[WHAT THIS TASK INVOLVES]:
Find how many lines of the listing below include the word "React", then report the number by itself.

[RECORDS PROVIDED]:
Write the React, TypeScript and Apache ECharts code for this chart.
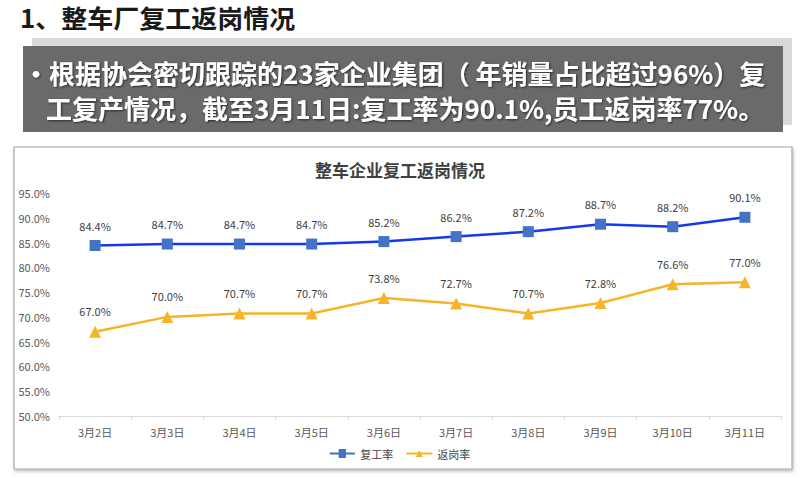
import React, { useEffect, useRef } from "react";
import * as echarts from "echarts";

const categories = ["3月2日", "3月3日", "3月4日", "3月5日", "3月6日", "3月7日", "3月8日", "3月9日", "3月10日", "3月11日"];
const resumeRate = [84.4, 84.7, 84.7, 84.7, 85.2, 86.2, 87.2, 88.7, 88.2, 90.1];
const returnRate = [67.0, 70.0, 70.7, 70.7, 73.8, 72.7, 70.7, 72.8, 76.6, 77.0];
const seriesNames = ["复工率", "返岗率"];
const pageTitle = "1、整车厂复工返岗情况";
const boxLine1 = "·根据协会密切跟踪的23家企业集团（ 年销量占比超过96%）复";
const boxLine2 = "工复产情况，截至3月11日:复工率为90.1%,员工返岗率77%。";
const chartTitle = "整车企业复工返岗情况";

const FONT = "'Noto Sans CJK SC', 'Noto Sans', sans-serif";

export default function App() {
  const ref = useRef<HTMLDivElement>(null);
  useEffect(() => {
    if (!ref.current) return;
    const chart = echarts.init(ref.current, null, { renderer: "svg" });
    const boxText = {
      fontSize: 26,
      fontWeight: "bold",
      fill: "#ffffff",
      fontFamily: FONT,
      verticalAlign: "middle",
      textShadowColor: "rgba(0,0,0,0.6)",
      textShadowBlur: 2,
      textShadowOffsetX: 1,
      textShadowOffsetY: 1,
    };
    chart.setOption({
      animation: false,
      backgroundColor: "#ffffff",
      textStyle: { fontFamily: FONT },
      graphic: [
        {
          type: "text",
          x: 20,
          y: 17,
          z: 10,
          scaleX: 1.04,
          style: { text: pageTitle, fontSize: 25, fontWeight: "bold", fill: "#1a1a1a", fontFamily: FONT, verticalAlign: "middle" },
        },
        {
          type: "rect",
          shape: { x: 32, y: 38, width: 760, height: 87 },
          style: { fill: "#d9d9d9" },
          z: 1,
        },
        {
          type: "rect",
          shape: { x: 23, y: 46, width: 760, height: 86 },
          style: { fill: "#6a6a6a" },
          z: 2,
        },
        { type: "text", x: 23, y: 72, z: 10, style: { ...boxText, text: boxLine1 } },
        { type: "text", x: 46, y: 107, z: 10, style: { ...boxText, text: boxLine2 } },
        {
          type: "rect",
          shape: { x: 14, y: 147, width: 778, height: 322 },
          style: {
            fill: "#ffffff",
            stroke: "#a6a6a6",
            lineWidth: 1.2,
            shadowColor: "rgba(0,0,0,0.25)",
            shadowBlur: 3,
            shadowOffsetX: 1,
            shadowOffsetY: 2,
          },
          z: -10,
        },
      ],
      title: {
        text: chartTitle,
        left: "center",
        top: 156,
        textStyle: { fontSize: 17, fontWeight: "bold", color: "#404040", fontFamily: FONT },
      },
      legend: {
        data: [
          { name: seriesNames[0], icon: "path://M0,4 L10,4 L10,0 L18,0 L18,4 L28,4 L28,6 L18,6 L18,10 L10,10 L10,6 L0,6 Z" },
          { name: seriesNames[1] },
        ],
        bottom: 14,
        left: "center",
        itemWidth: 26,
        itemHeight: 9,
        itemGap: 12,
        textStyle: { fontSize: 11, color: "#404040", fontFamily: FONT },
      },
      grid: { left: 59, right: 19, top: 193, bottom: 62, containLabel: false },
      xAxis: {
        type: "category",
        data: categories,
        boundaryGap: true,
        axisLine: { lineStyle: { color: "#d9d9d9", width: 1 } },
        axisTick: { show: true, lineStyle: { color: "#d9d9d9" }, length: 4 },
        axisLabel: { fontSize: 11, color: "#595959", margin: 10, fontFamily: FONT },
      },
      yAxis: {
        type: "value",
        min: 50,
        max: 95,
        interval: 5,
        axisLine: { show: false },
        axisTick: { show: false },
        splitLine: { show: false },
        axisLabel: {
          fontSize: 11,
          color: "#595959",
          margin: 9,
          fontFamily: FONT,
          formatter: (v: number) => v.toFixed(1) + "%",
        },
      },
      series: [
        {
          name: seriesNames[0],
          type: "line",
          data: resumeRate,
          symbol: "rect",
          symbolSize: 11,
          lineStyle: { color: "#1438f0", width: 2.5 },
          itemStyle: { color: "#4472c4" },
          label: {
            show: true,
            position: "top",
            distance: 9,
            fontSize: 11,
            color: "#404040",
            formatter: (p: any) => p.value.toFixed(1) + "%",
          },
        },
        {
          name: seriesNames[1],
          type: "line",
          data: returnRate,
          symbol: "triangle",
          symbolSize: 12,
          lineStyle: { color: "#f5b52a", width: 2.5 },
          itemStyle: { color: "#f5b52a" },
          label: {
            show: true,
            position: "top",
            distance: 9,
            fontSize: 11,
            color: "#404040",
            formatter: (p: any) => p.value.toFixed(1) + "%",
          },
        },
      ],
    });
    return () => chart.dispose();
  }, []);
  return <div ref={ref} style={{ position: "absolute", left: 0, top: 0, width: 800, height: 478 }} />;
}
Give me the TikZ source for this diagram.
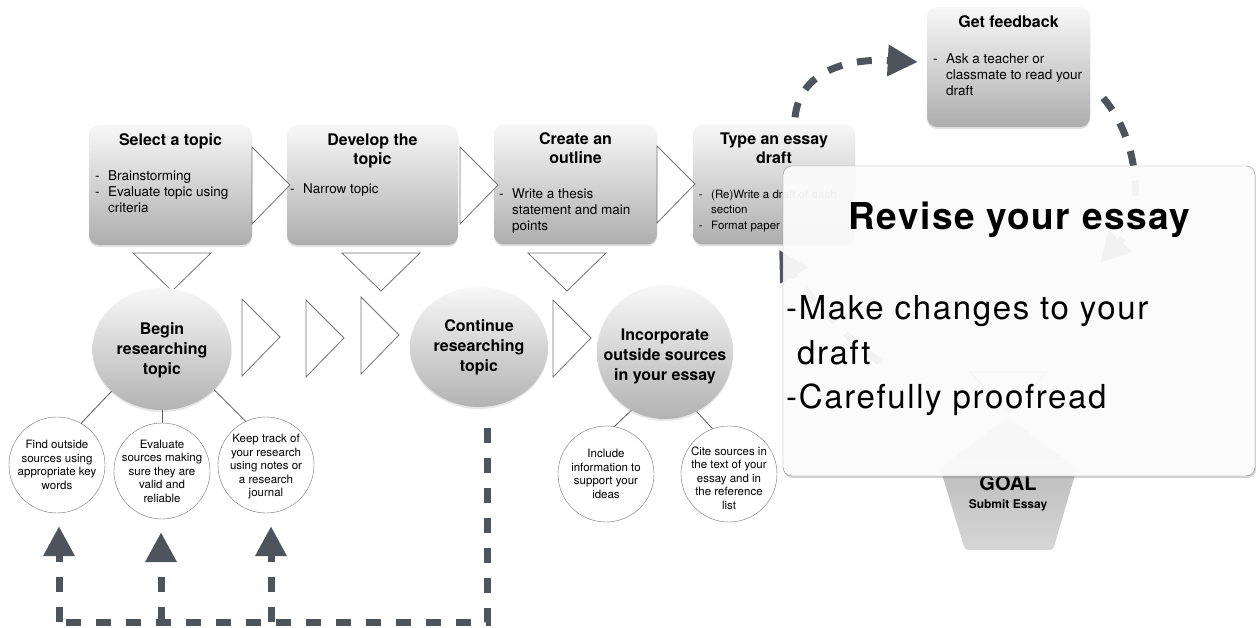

[EXERCISE SOLUTION]:
2